John M. Stefanski (born April 13, 1984) is an American attorney and politician who had served as a member of the Louisiana House of Representatives since 2017 to 2024. He is a Republican.

== Education ==
Stefanski earned a Bachelor of Arts degree in history from Louisiana State University and a Juris Doctor from the Loyola University New Orleans College of Law.

== Professional career ==
From 2011 to 2017, Stefanki worked as an attorney with the 15th Judicial District Public Defender's Office. Stefanski was elected to the Louisiana House of Representatives in a March 25, 2017 special election and assumed office on April 10, 2017. In the 2021–2022 legislative session, Stefanski chaired the House and Governmental Affairs Committee. As chair of the committee, Stefanski managed redistricting after the 2020 United States census.
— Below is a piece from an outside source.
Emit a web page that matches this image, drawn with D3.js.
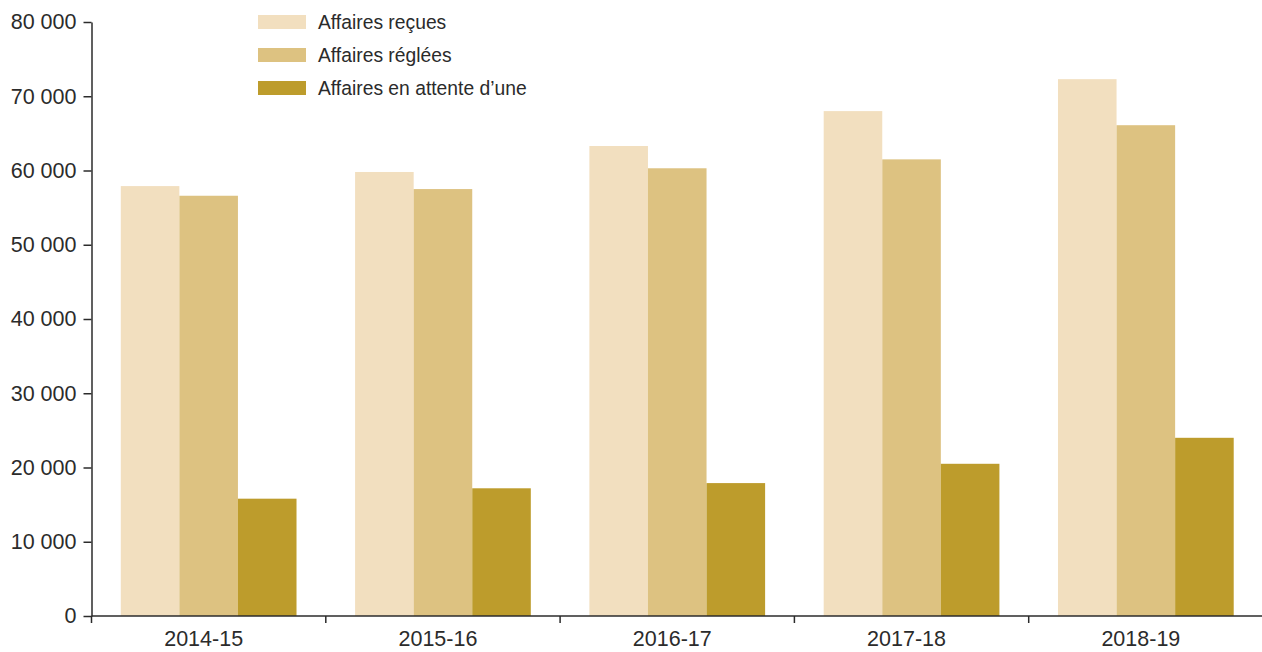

Stefanski is the co-owner and partner of Edwards, Stefanski, & Zaunbrecher, LLP law firm. He was a candidate for attorney general of Louisiana in 2023.

== Louisiana House of Representatives ==
On April 10, 2017, Stefanski was sworn in to represent House district 42, which encompasses portions of Lafayette and Acadia parishes.

Committee Assignments

- House and Governmental Affairs, Chairman
- Capitol Security Council
- Legislative Budgetary Control Council
- State Bond Commission
- House Select Leadership Committee

Caucuses & Delegations

- Acadiana Delegation
- Louisiana Republican Legislative Delegation
- Louisiana Rural Caucus

2020 First-Extraordinary Session

Civil Justice Reform Act
- House Bill 57, authored by Speaker Clay Schexnayder, created the Civil Justice Reform Act. Stefanski was tasked with handling house bill 57 for Speaker Schexnayder. The act lowers the monetary threshold for a jury trial from $50,000 to $10,000 for tort claims, reduces the amount of damages that can be awarded to a plaintiff (abrogating the collateral source rule in these instances), allows introduction of evidence of whether the plaintiff was wearing a seatbelt when the injury occurred, and prohibits the mention of the insurance company being sued. The Civil Justice Reform Act was passed and signed by Governor John Bel Edwards, making it the 37th Act signed into law of the 2020 first-extraordinary session.

2023 Regular Session
- House Bill 498, authored by Stefanski sets a bail minimum amount of $100,000 which would be set if a person is charged with a violent crime and set at $500,000 if charged with a violent crime with a firearm.

== Louisiana Attorney General campaign ==

In October 2022, Stefanski officially announced his bid to become Louisiana's 46th Attorney General, a position that became available after Attorney General Jeff Landry's announcement to run for Louisiana Governor. The first round of the election took place on October 14, 2023. He came in third place with 16.8% of the vote and was subsequently eliminated.